Nul n’est parfait, c’est bien connu. Tous, nous portons vaille que vaille le poids de nos échecs et de nos déceptions. Quoiqu’on fasse ou dise, notre ombre nous accompagne partout, comme un manteau. On peut s’en plaindre sans arrêt. Mâcher, remâcher des vieilles rancoeurs, devenir une statue de larmes et de regrets. Vivre avec un perpétuel goût de cendre en bouche.  On peut même devenir un être de ressentiment, figé en un passé décomposé, toujours en recherche d’un bouc émissaire pour expliquer la raison pour laquelle nous avons échoué. Sentir s’infecter de plus en plus une blessure qui ne passe pas.

 

Nul n’est parfait, certes, mais personne n’est complètement nul. Il s’agit d’apprendre de ce qui n’a pas marché, de faire de nos chutes et rechutes de nouveaux motifs de lutte. Parce que l’échec peut être une opportunité à saisir et l’impasse  nous pousser à créer de nouveaux chemins de sens. « Il y a tant d’envies, tant de rêves qui naissent d’une vraie souffrance » chantait Jean-Jacques Goldman. Accepter la réalité de l’échec, c’est se donner la chance de rebondir. Plus haut, mieux. Autrement.
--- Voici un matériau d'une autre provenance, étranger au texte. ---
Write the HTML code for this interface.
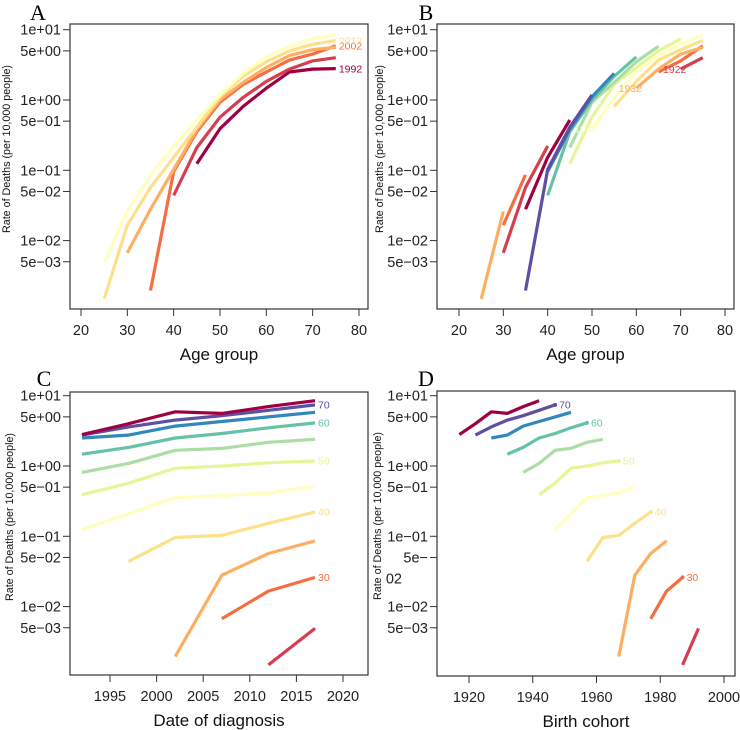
<!DOCTYPE html>
<html><head><meta charset="utf-8"><style>
body{margin:0;background:#fff}
svg{display:block;font-family:"Liberation Sans",sans-serif}
</style></head><body>
<svg id="chart" width="740" height="730" viewBox="0 0 740 730"></svg>
<script>
const ages=[25,30,35,40,45,50,55,60,65,70,75];
const periods=[1992,1997,2002,2007,2012,2017];
const rate25=[null,null,null,null,0.00148,0.0049];
const rate30=[null,null,null,0.0067,0.0166,0.026];
const rate35=[null,null,0.00195,0.028,0.057,0.086];
const rate40=[null,0.044,0.096,0.103,0.153,0.222];
const rate45=[0.124,0.21,0.354,0.38,0.41,0.52];
const rate50=[0.39,0.57,0.93,1.0,1.11,1.18];
const rate55=[0.81,1.09,1.67,1.78,2.17,2.4];
const rate60=[1.47,1.84,2.5,2.9,3.5,4.1];
const rate65=[2.5,2.75,3.7,4.3,5.0,5.8];
const rate70=[2.75,3.6,4.5,5.2,6.2,7.4];
const rate75=[2.8,4.0,5.9,5.6,7.0,8.5];
const rates=[rate25,rate30,rate35,rate40,rate45,rate50,rate55,rate60,rate65,rate70,rate75];
const yTickVals=[10,5,1,0.5,0.1,0.05,0.01,0.005];
const yTickLabels=["1e+01","5e+00","1e+00","5e\u221201","1e\u221201","5e\u221202","1e\u221202","5e\u221203"];
const ageTicks=[20,30,40,50,60,70,80];
const periodTicks=[1995,2000,2005,2010,2015,2020];
const cohortTicks=[1920,1940,1960,1980,2000];
const periodLabels=["2012","2002","1992"];
const cohortLabels=["1922","1932","1942"];
const ageLabels=[30,40,50,60,70];
const palette=["#9e0142","#d53e4f","#f46d43","#fdae61","#fee08b","#ffffbf","#e6f598","#abdda4","#66c2a5","#3288bd","#5e4fa2"];

const NS="http://www.w3.org/2000/svg";
const svg=document.getElementById('chart');
function mk(tag,attrs,parent){const e=document.createElementNS(NS,tag);for(const k in attrs)e.setAttribute(k,attrs[k]);(parent||svg).appendChild(e);return e;}

const panels={
 A:{bx:70,by:24,bw:298,bh:285,x:a=>81+(a-20)*4.633,y:v=>100-70.3*Math.log10(v),xt:ageTicks,title:"Age group",lx:38,ly:20,yt:7},
 B:{bx:437,by:24,bw:297,bh:285,x:a=>459+(a-20)*4.433,y:v=>100-70.3*Math.log10(v),xt:ageTicks,title:"Age group",lx:426,ly:20,yt:380},
 C:{bx:70,by:392,bw:298,bh:283,x:p=>110+(p-1995)*9.32,y:v=>466-70.3*Math.log10(v),xt:periodTicks,title:"Date of diagnosis",lx:44,ly:386,yt:10},
 D:{bx:437,by:391,bw:298,bh:285,x:c=>469+(c-1920)*3.1875,y:v=>466-70.3*Math.log10(v),xt:cohortTicks,title:"Birth cohort",lx:426,ly:386,yt:378}
};

function axes(key,P){
 const g=mk('g',{});
 
 
 const box=mk('rect',{x:P.bx,y:P.by,width:P.bw,height:P.bh,fill:'none',stroke:'#333','stroke-width':1.2},g);
 
 
 const L=mk('text',{x:P.lx,y:P.ly,'font-family':'"Liberation Serif",serif','font-size':22,'text-anchor':'middle'},g);
 L.textContent=key;
 
 
 yTickVals.forEach((v,i)=>{
  const yy=P.y(v);
  const t=mk('line',{x1:P.bx-7,x2:P.bx,y1:yy,y2:yy,stroke:'#333','stroke-width':1},g);
  
  
  let lab=yTickLabels[i];
  if(key==='D'&&v===0.05){lab="5e\u2212";
   const t2=mk('text',{x:P.bx-35,y:yy+26,'font-size':14.5,'text-anchor':'end',fill:'#222'},g);
   t2.textContent="02";
   
   }
  const tx=mk('text',{x:P.bx-9,y:yy+5,'font-size':14.5,'text-anchor':'end',fill:'#222'},g);
  tx.textContent=lab;
  
  
 });
 P.xt.forEach(v=>{
  const xx=P.x(v);
  const t=mk('line',{x1:xx,x2:xx,y1:P.by+P.bh,y2:P.by+P.bh+7,stroke:'#333','stroke-width':1},g);
  
  
  const tx=mk('text',{x:xx,y:P.by+P.bh+26,'font-size':14.5,'text-anchor':'middle',fill:'#222'},g);
  tx.textContent=v;
  
  
 });
 const xt=mk('text',{x:P.bx+P.bw/2,y:P.by+P.bh+51,'font-size':17,'text-anchor':'middle',fill:'#111'},g);
 xt.textContent=P.title;
 
 
 const cy=P.by+125;
 const yt=mk('text',{x:P.yt,y:cy,'font-size':11,'text-anchor':'middle',fill:'#111',transform:`rotate(-90 ${P.yt} ${cy})`,'dominant-baseline':'middle',textLength:168,lengthAdjust:'spacingAndGlyphs'},g);
 yt.textContent="Rate of Deaths (per 10,000 people)";
 
 
 return g;
}
function line(g,pts,color,name){
 if(pts.length<2)return null;
 const p=mk('polyline',{points:pts.map(q=>q[0].toFixed(1)+','+q[1].toFixed(1)).join(' '),fill:'none',stroke:color,'stroke-width':3.2,'stroke-linejoin':'round'},g);
 
 
 return p;
}
function label(g,x,y,txt,color,anchor){
 const t=mk('text',{x:x,y:y,'font-size':10.5,fill:color,'text-anchor':anchor||'start','dominant-baseline':'middle'},g);
 t.textContent=txt;
 
 
}

// Panel A: per period vs age
(function(){const P=panels.A,g=axes('A',P);
 periods.forEach((p,j)=>{
  const pts=[];ages.forEach((a,i)=>{const v=rates[i][j];if(v!=null)pts.push([P.x(a),P.y(v)]);});
  line(g,pts,palette[j%11],'line-period-'+p);
  if(periodLabels.includes(String(p))){const v=rates[ages.length-1][j];label(g,P.x(75)+3,P.y(v)+1,String(p),palette[j%11]);}
 });
})();
// Panel B: per cohort vs age
(function(){const P=panels.B,g=axes('B',P);
 const cohorts=[];for(let c=periods[0]-ages[ages.length-1];c<=periods[periods.length-1]-ages[0];c+=5)cohorts.push(c);
 cohorts.forEach((c,k)=>{
  const pts=[];ages.forEach((a,i)=>{const j=periods.indexOf(c+a);if(j>=0&&rates[i][j]!=null)pts.push([P.x(a),P.y(rates[i][j])]);});
  line(g,pts,palette[k%11],'line-cohort-'+c);
 });
 cohorts.forEach((c,k)=>{
  if(!cohortLabels.includes(String(c)))return;
  const i=ages.indexOf(periods[0]-c);const v=rates[i][0];
  label(g,P.x(ages[i])-6,P.y(v)+1,String(c),k%11===7?'#fff':palette[k%11],'middle');
 });
})();
// Panel C: per age vs period
(function(){const P=panels.C,g=axes('C',P);
 ages.forEach((a,i)=>{const col=palette[(i+1)%11];
  const pts=[];periods.forEach((p,j)=>{const v=rates[i][j];if(v!=null)pts.push([P.x(p),P.y(v)]);});
  line(g,pts,col,'line-age-'+a);
  if(ageLabels.includes(a))label(g,P.x(2017)+3,P.y(rates[i][5])+1,String(a),col);
 });
})();
// Panel D: per age vs cohort
(function(){const P=panels.D,g=axes('D',P);
 ages.forEach((a,i)=>{const col=palette[(i+1)%11];
  const pts=[];periods.forEach((p,j)=>{const v=rates[i][j];if(v!=null)pts.push([P.x(p-a),P.y(v)]);});
  line(g,pts,col,'line-age-'+a);
  if(ageLabels.includes(a)){const xx=P.x(2017-a),yy=P.y(rates[i][5]);
   const d=mk('circle',{cx:xx,cy:yy,r:2,fill:col},g);
   
   
   label(g,xx+4,yy+1,String(a),col);}
 });
})();
</script>
</body></html>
Ou ailleurs, parfois. C’est apprendre à se connaître, avec ses forces et faiblesses, vivre une vie à sa juste mesure. Celle qui nous donnera d’oser une parole qui ne soit pas une simple répétition, mais provienne vraiment du fond de nous.

 

Nul ne peut être totalement connu et c’est parfait. Chacun garde toujours une part de mystère. Trop souvent nous cherchons, comme Lucky Luke, à tirer plus vite que notre ombre, à la prendre de vitesse. Nous nous battons si souvent en duel contre nous-mêmes. Nous voudrions tout maîtriser, posséder, corriger. Mais la volonté ne peut pas tout et les humains restent ce qu’ils sont : un peu fous et incorrigibles, ombres chinoises aux contours bizarroïdes, êtres de clair et d’obscur. Tant mieux : Que serait une vie, un travail, où tout serait implacablement tranché,  seulement noir ou blanc, sans le jeu des couleurs, la subtilité des milles nuances de gris ? Comment pourrions nous évoluer sans tous ses tours, détours et contours qui nous définissent, nous donnent la capacité d’avancer et celle, tout aussi précieuse, d’accepter que les autres sont comme ils sont et pas comme nous les rêvons? Quand nous fantasmons une transparence totale, nous oublions que son aveuglante lumière nous rendrait invisible (Dire de quelqu’un qu’il est transparent est rarement un compliment.). Or, chacun de nous a besoin d’être reconnu et non d’être anonyme. L’ombre est le théâtre de la lumière.

 

Nul n’est parfait, bien sûr, et cela n’a aucune importance. Chacun peut apprendre de ses échecs qu’il peut donner bien plus, ou bien mieux, qu’il ne le pense. Qu’il peut se vivre comme le lieu de tant de possibles. Peut-être s’agit-il moins de toujours se dépasser que d’apprendre à s’approfondir.